While a pipe can freeze at any temperature below freezing, pipes tend to freeze when the temperature is at or lower than 20°F. You should be aware of the potential for a pipe to freeze at all times during the winter months, but especially during periods when the temperature drops to 20°F or lower. Pipes that are prone to freezing are those that are outdoors, in low heated areas, exposed to cold air, or which lack insulation. Risky locations include an outside wall, under a sink on an outside wall, or an unheated crawlspace. Once a pipe in a risky location freezes, the pipe rarely bursts in the location of the freeze. Instead, water pressure builds up downstream from the freeze, eventually causing the pipe to burst.

Preventing frozen pipe bursts

One of the best methods for prevention of frozen pipe bursts is to keep pipes well protected, insulated, and heated. If you’re building a new home, ensure that you avoid placing pipes in places that are more likely to be exposed to freezing temperatures. In both old and new homes, ensure that exposed pipes are properly insulated.

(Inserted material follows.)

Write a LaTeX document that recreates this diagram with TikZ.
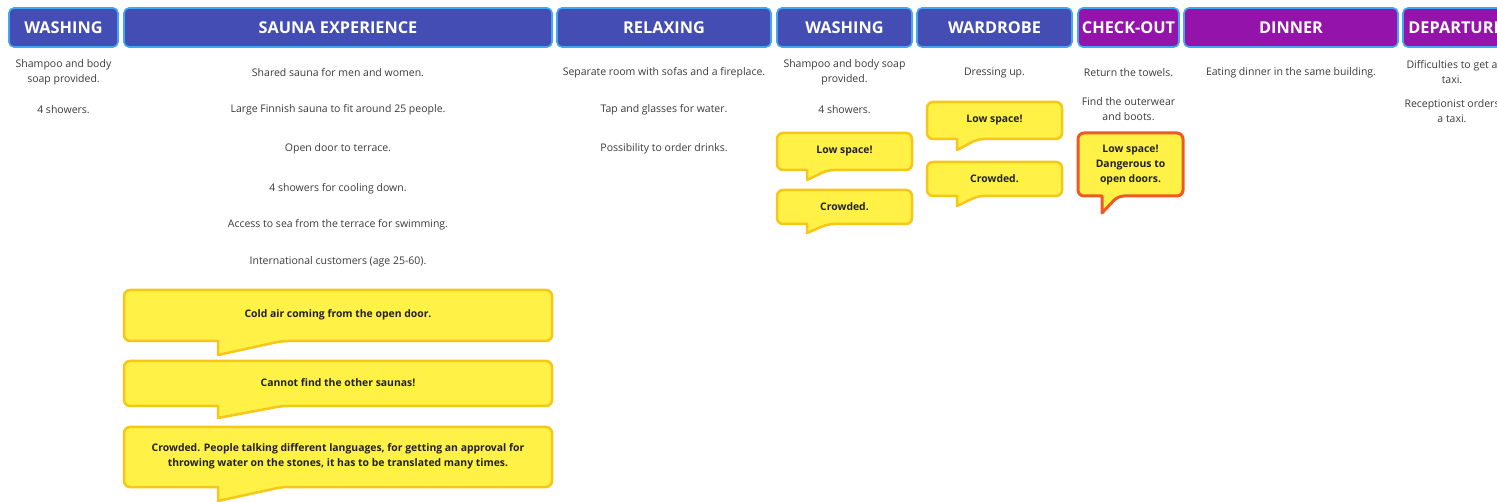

In addition, make sure to insulate and seal any cracks or holes which might expose a pipe to the elements. If you’re worried about a short-term pipe freeze, overnight for example, leave a faucet slightly trickling. This won’t necessarily prevent a freeze, but should a pipe freeze, it may help alleviate pressure and avoid a pipe burst. If you’re going away on vacation, turn the water off in your home and clear all the pipes by letting the water run for several minutes after you have turned the water off. If you have outdoor pipes, for garden hoses, unplug any garden hoses during the off-season, turn off the outside water pipes, and then clear the water out of those outside pipes by allowing the water to run for several minutes.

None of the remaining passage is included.